*YOUR TASK*. Omit all images. Write out the rest of the material exactly.

*GIVEN MATERIAL*.
— start —
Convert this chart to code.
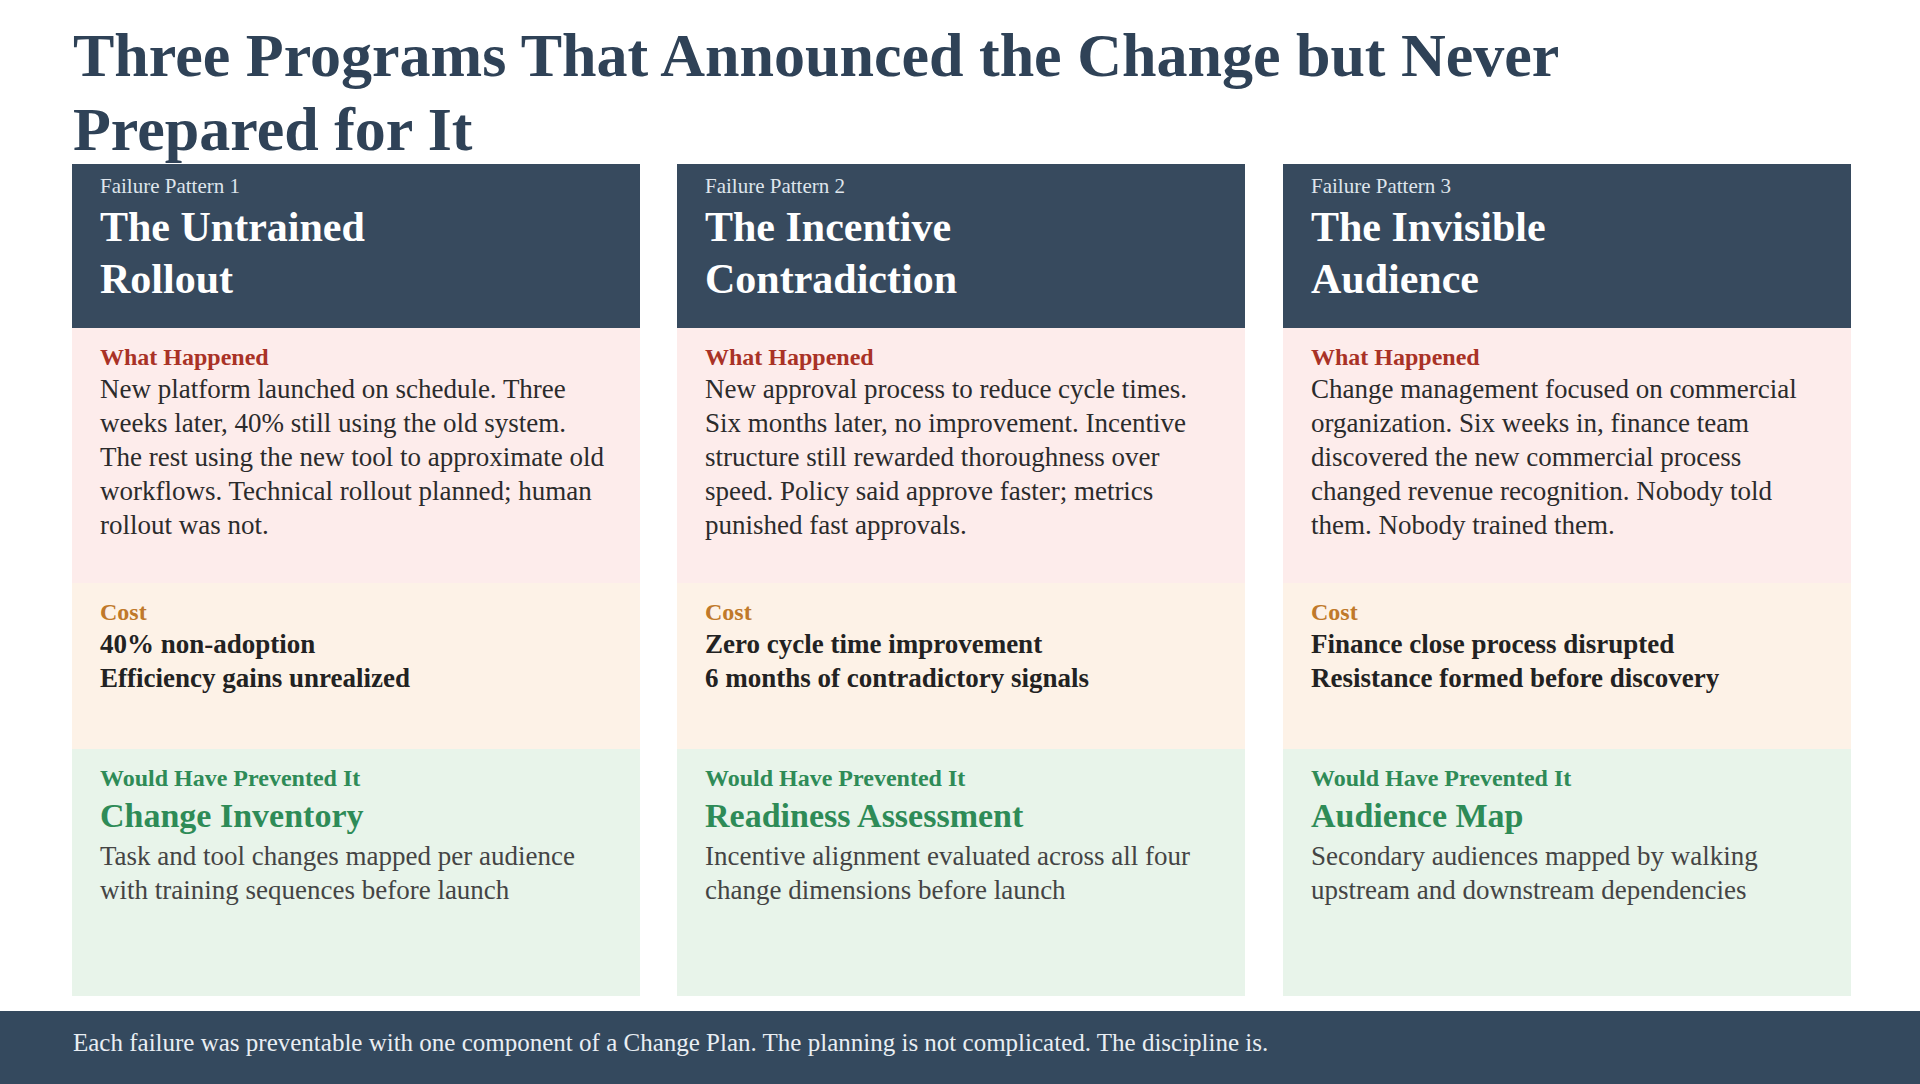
<!DOCTYPE html>
<html><head><meta charset="utf-8">
<script src="https://cdn.jsdelivr.net/npm/chart.js@4/dist/chart.umd.min.js"></script>
<style>
  html,body{margin:0;padding:0;background:#fff;}
  body{width:1920px;height:1084px;position:relative;overflow:hidden;font-family:"Liberation Serif","DejaVu Serif",serif;color:#2b2b2b;}
  h1{position:absolute;left:73px;top:18px;width:1700px;margin:0;font-size:62px;line-height:74px;color:#2f4257;font-weight:bold;}
  .card{position:absolute;top:164px;width:568px;}
  .hd{background:#374a5e;color:#fff;height:164px;box-sizing:border-box;padding:10px 28px;}
  .hd .k{font-size:21px;color:#dfe5ec;}
  .hd .t{font-size:42px;font-weight:bold;line-height:52px;margin-top:2px;}
  .sec{box-sizing:border-box;padding:14px 28px;}
  .wh{background:#fdeceb;height:255px;}
  .co{background:#fdf2e7;height:166px;}
  .pr{background:#e8f4ea;height:247px;}
  .lab{font-size:24px;font-weight:bold;line-height:30px;}
  .txt{font-size:27px;line-height:34px;}
  .wh .lab{color:#a93226;} .co .lab{color:#c0792a;} .pr .lab{color:#2e8b57;}
  .co .txt{font-weight:bold;color:#222;}
  .pr .big{font-size:34px;font-weight:bold;color:#2e8b57;line-height:46px;}
  .pr .txt{color:#444;}
  .foot{position:absolute;left:0;top:1011px;width:1920px;height:73px;background:#34495e;color:#e9eef3;font-size:25px;line-height:64px;box-sizing:border-box;padding-left:73px;}
</style></head>
<body>
<h1 id="title"></h1>
<div id="cards"></div>
<div class="foot" id="foot"></div>
<script>
const titleText = "Three Programs That Announced the Change but Never Prepared for It";
const kickers = ["Failure Pattern 1", "Failure Pattern 2", "Failure Pattern 3"];
const headings = ["The Untrained<br>Rollout", "The Incentive<br>Contradiction", "The Invisible<br>Audience"];
const happened = [
  "New platform launched on schedule. Three weeks later, 40% still using the old system. The rest using the new tool to approximate old workflows. Technical rollout planned; human rollout was not.",
  "New approval process to reduce cycle times. Six months later, no improvement. Incentive structure still rewarded thoroughness over speed. Policy said approve faster; metrics punished fast approvals.",
  "Change management focused on commercial organization. Six weeks in, finance team discovered the new commercial process changed revenue recognition. Nobody told them. Nobody trained them."
];
const costs = [
  ["40% non-adoption", "Efficiency gains unrealized"],
  ["Zero cycle time improvement", "6 months of contradictory signals"],
  ["Finance close process disrupted", "Resistance formed before discovery"]
];
const fixes = ["Change Inventory", "Readiness Assessment", "Audience Map"];
const fixText = [
  "Task and tool changes mapped per audience with training sequences before launch",
  "Incentive alignment evaluated across all four change dimensions before launch",
  "Secondary audiences mapped by walking upstream and downstream dependencies"
];
const footText = "Each failure was preventable with one component of a Change Plan. The planning is not complicated. The discipline is.";

document.getElementById("title").textContent = titleText;
document.getElementById("foot").textContent = footText;
const lefts = [72, 677, 1283];
let html = "";
kickers.forEach((k, i) => {
  html += `<div class="card" style="left:${lefts[i]}px">
    <div class="hd"><div class="k">${k}</div><div class="t">${headings[i]}</div></div>
    <div class="sec wh"><div class="lab">What Happened</div><div class="txt">${happened[i]}</div></div>
    <div class="sec co"><div class="lab">Cost</div><div class="txt">${costs[i].join("<br>")}</div></div>
    <div class="sec pr"><div class="lab">Would Have Prevented It</div><div class="big">${fixes[i]}</div><div class="txt">${fixText[i]}</div></div>
  </div>`;
});
document.getElementById("cards").innerHTML = html;
</script>
</body></html>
— end —
*OUTPUT OF THE EXERCISE*.
Convert this chart to code.
<!DOCTYPE html>
<html><head><meta charset="utf-8">
<script src="https://cdn.jsdelivr.net/npm/chart.js@4/dist/chart.umd.min.js"></script>
<style>
  html,body{margin:0;padding:0;background:#fff;}
  body{width:1920px;height:1084px;position:relative;overflow:hidden;font-family:"Liberation Serif","DejaVu Serif",serif;color:#2b2b2b;}
  h1{position:absolute;left:73px;top:18px;width:1700px;margin:0;font-size:62px;line-height:74px;color:#2f4257;font-weight:bold;}
  .card{position:absolute;top:164px;width:568px;}
  .hd{background:#374a5e;color:#fff;height:164px;box-sizing:border-box;padding:10px 28px;}
  .hd .k{font-size:21px;color:#dfe5ec;}
  .hd .t{font-size:42px;font-weight:bold;line-height:52px;margin-top:2px;}
  .sec{box-sizing:border-box;padding:14px 28px;}
  .wh{background:#fdeceb;height:255px;}
  .co{background:#fdf2e7;height:166px;}
  .pr{background:#e8f4ea;height:247px;}
  .lab{font-size:24px;font-weight:bold;line-height:30px;}
  .txt{font-size:27px;line-height:34px;}
  .wh .lab{color:#a93226;} .co .lab{color:#c0792a;} .pr .lab{color:#2e8b57;}
  .co .txt{font-weight:bold;color:#222;}
  .pr .big{font-size:34px;font-weight:bold;color:#2e8b57;line-height:46px;}
  .pr .txt{color:#444;}
  .foot{position:absolute;left:0;top:1011px;width:1920px;height:73px;background:#34495e;color:#e9eef3;font-size:25px;line-height:64px;box-sizing:border-box;padding-left:73px;}
</style></head>
<body>
<h1 id="title"></h1>
<div id="cards"></div>
<div class="foot" id="foot"></div>
<script>
const titleText = "Three Programs That Announced the Change but Never Prepared for It";
const kickers = ["Failure Pattern 1", "Failure Pattern 2", "Failure Pattern 3"];
const headings = ["The Untrained<br>Rollout", "The Incentive<br>Contradiction", "The Invisible<br>Audience"];
const happened = [
  "New platform launched on schedule. Three weeks later, 40% still using the old system. The rest using the new tool to approximate old workflows. Technical rollout planned; human rollout was not.",
  "New approval process to reduce cycle times. Six months later, no improvement. Incentive structure still rewarded thoroughness over speed. Policy said approve faster; metrics punished fast approvals.",
  "Change management focused on commercial organization. Six weeks in, finance team discovered the new commercial process changed revenue recognition. Nobody told them. Nobody trained them."
];
const costs = [
  ["40% non-adoption", "Efficiency gains unrealized"],
  ["Zero cycle time improvement", "6 months of contradictory signals"],
  ["Finance close process disrupted", "Resistance formed before discovery"]
];
const fixes = ["Change Inventory", "Readiness Assessment", "Audience Map"];
const fixText = [
  "Task and tool changes mapped per audience with training sequences before launch",
  "Incentive alignment evaluated across all four change dimensions before launch",
  "Secondary audiences mapped by walking upstream and downstream dependencies"
];
const footText = "Each failure was preventable with one component of a Change Plan. The planning is not complicated. The discipline is.";

document.getElementById("title").textContent = titleText;
document.getElementById("foot").textContent = footText;
const lefts = [72, 677, 1283];
let html = "";
kickers.forEach((k, i) => {
  html += `<div class="card" style="left:${lefts[i]}px">
    <div class="hd"><div class="k">${k}</div><div class="t">${headings[i]}</div></div>
    <div class="sec wh"><div class="lab">What Happened</div><div class="txt">${happened[i]}</div></div>
    <div class="sec co"><div class="lab">Cost</div><div class="txt">${costs[i].join("<br>")}</div></div>
    <div class="sec pr"><div class="lab">Would Have Prevented It</div><div class="big">${fixes[i]}</div><div class="txt">${fixText[i]}</div></div>
  </div>`;
});
document.getElementById("cards").innerHTML = html;
</script>
</body></html>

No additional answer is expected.